§ What you will do
The listing below must be repeated word for word, with its images excluded.

§ Supplied data
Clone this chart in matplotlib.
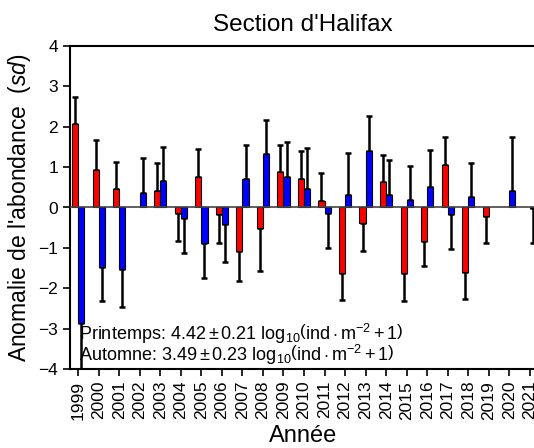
import numpy as np
import matplotlib
matplotlib.use("Agg")
import matplotlib.pyplot as plt

plt.rcParams['font.family'] = ['Liberation Sans', 'DejaVu Sans']
plt.rcParams['mathtext.fontset'] = 'custom'
plt.rcParams['mathtext.rm'] = 'Liberation Sans'
plt.rcParams['mathtext.it'] = 'Liberation Sans:italic'

years = list(range(1999, 2022))
spring = [2.08, 0.92, 0.45, np.nan, 0.41, -0.13, 0.76, -0.17, -1.07, -0.51, 0.89, 0.70,
          0.17, -1.61, -0.39, 0.63, -1.63, -0.82, 1.06, -1.59, -0.22, np.nan, np.nan]
spring_err = [0.66, 0.75, 0.68, np.nan, 0.68, 0.69, 0.69, 0.70, 0.74, 1.07, 0.67, 0.70,
              0.68, 0.69, 0.68, 0.68, 0.68, 0.64, 0.68, 0.68, 0.67, np.nan, np.nan]
autumn = [-2.87, -1.48, -1.53, 0.37, 0.65, -0.27, -0.87, -0.42, 0.70, 1.32, 0.75, 0.46,
          -0.14, 0.32, 1.41, 0.31, 0.18, 0.50, -0.17, 0.25, np.nan, 0.42, -0.02]
autumn_err = [1.40, 0.84, 0.93, 0.86, 0.86, 0.85, 0.87, 0.94, 0.86, 0.85, 0.86, 1.02,
              0.86, 1.02, 0.86, 0.86, 0.85, 0.93, 0.87, 0.85, np.nan, 1.32, 0.86]
legend_lines = [r"Printemps: $4.42 \pm 0.21\ \mathrm{log}_{10}\left(\mathrm{ind} \cdot \mathrm{m}^{-2} + 1\right)$",
                r"Automne: $3.49 \pm 0.23\ \mathrm{log}_{10}\left(\mathrm{ind} \cdot \mathrm{m}^{-2} + 1\right)$"]

W, H = 534, 448
fig = plt.figure(figsize=(W/100, H/100), dpi=100)
ax = fig.add_axes([70/W, 1-369/H, (536-70)/W, (369-46)/H])

x = np.array(years, dtype=float)
bw = 0.3

def one_sided(vals, errs):
    v = np.array(vals, float); e = np.array(errs, float)
    lo = np.where(v < 0, e, 0.0)
    hi = np.where(v >= 0, e, 0.0)
    return [lo, hi]

for xs, vals, errs, col in [(x - bw/2, spring, spring_err, 'red'), (x + bw/2, autumn, autumn_err, 'blue')]:
    ax.errorbar(xs, vals, yerr=one_sided(vals, errs), fmt='none', ecolor='black',
                elinewidth=1.8, capsize=2.5, capthick=1.8, zorder=2)
    ax.bar(xs, vals, width=bw, color=col, edgecolor='black', linewidth=0.8, zorder=3)

ax.axhline(0, color='#444444', linewidth=1.2, zorder=4)
ax.set_xlim(1998.6, 2021.3)
ax.set_ylim(-4, 4)
ax.set_yticks(range(-4, 5))
ax.set_xticks(years)
ax.set_xticklabels([str(y) for y in years], rotation=90, fontsize=12.5)
ax.tick_params(axis='y', labelsize=12.5, direction='out', length=5, width=1.2)
ax.tick_params(axis='x', direction='out', length=5, width=1.2)
for s in ax.spines.values():
    s.set_linewidth(1.5)

ax.set_title("Section d'Halifax", fontsize=17.5, pad=11)
ax.set_ylabel(r"Anomalie de l'abondance  ($sd$)", fontsize=16.5, labelpad=4)
ax.set_xlabel("Année", fontsize=17, labelpad=4)

ax.text(1999.05, -3.12, legend_lines[0], fontsize=13, va='center', ha='left', zorder=5)
ax.text(1999.05, -3.66, legend_lines[1], fontsize=13, va='center', ha='left', zorder=5)

fig.savefig("out.png", dpi=100)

§ Result for this exercise
Clone this chart in matplotlib.
import numpy as np
import matplotlib
matplotlib.use("Agg")
import matplotlib.pyplot as plt

plt.rcParams['font.family'] = ['Liberation Sans', 'DejaVu Sans']
plt.rcParams['mathtext.fontset'] = 'custom'
plt.rcParams['mathtext.rm'] = 'Liberation Sans'
plt.rcParams['mathtext.it'] = 'Liberation Sans:italic'

years = list(range(1999, 2022))
spring = [2.08, 0.92, 0.45, np.nan, 0.41, -0.13, 0.76, -0.17, -1.07, -0.51, 0.89, 0.70,
          0.17, -1.61, -0.39, 0.63, -1.63, -0.82, 1.06, -1.59, -0.22, np.nan, np.nan]
spring_err = [0.66, 0.75, 0.68, np.nan, 0.68, 0.69, 0.69, 0.70, 0.74, 1.07, 0.67, 0.70,
              0.68, 0.69, 0.68, 0.68, 0.68, 0.64, 0.68, 0.68, 0.67, np.nan, np.nan]
autumn = [-2.87, -1.48, -1.53, 0.37, 0.65, -0.27, -0.87, -0.42, 0.70, 1.32, 0.75, 0.46,
          -0.14, 0.32, 1.41, 0.31, 0.18, 0.50, -0.17, 0.25, np.nan, 0.42, -0.02]
autumn_err = [1.40, 0.84, 0.93, 0.86, 0.86, 0.85, 0.87, 0.94, 0.86, 0.85, 0.86, 1.02,
              0.86, 1.02, 0.86, 0.86, 0.85, 0.93, 0.87, 0.85, np.nan, 1.32, 0.86]
legend_lines = [r"Printemps: $4.42 \pm 0.21\ \mathrm{log}_{10}\left(\mathrm{ind} \cdot \mathrm{m}^{-2} + 1\right)$",
                r"Automne: $3.49 \pm 0.23\ \mathrm{log}_{10}\left(\mathrm{ind} \cdot \mathrm{m}^{-2} + 1\right)$"]

W, H = 534, 448
fig = plt.figure(figsize=(W/100, H/100), dpi=100)
ax = fig.add_axes([70/W, 1-369/H, (536-70)/W, (369-46)/H])

x = np.array(years, dtype=float)
bw = 0.3

def one_sided(vals, errs):
    v = np.array(vals, float); e = np.array(errs, float)
    lo = np.where(v < 0, e, 0.0)
    hi = np.where(v >= 0, e, 0.0)
    return [lo, hi]

for xs, vals, errs, col in [(x - bw/2, spring, spring_err, 'red'), (x + bw/2, autumn, autumn_err, 'blue')]:
    ax.errorbar(xs, vals, yerr=one_sided(vals, errs), fmt='none', ecolor='black',
                elinewidth=1.8, capsize=2.5, capthick=1.8, zorder=2)
    ax.bar(xs, vals, width=bw, color=col, edgecolor='black', linewidth=0.8, zorder=3)

ax.axhline(0, color='#444444', linewidth=1.2, zorder=4)
ax.set_xlim(1998.6, 2021.3)
ax.set_ylim(-4, 4)
ax.set_yticks(range(-4, 5))
ax.set_xticks(years)
ax.set_xticklabels([str(y) for y in years], rotation=90, fontsize=12.5)
ax.tick_params(axis='y', labelsize=12.5, direction='out', length=5, width=1.2)
ax.tick_params(axis='x', direction='out', length=5, width=1.2)
for s in ax.spines.values():
    s.set_linewidth(1.5)

ax.set_title("Section d'Halifax", fontsize=17.5, pad=11)
ax.set_ylabel(r"Anomalie de l'abondance  ($sd$)", fontsize=16.5, labelpad=4)
ax.set_xlabel("Année", fontsize=17, labelpad=4)

ax.text(1999.05, -3.12, legend_lines[0], fontsize=13, va='center', ha='left', zorder=5)
ax.text(1999.05, -3.66, legend_lines[1], fontsize=13, va='center', ha='left', zorder=5)

fig.savefig("out.png", dpi=100)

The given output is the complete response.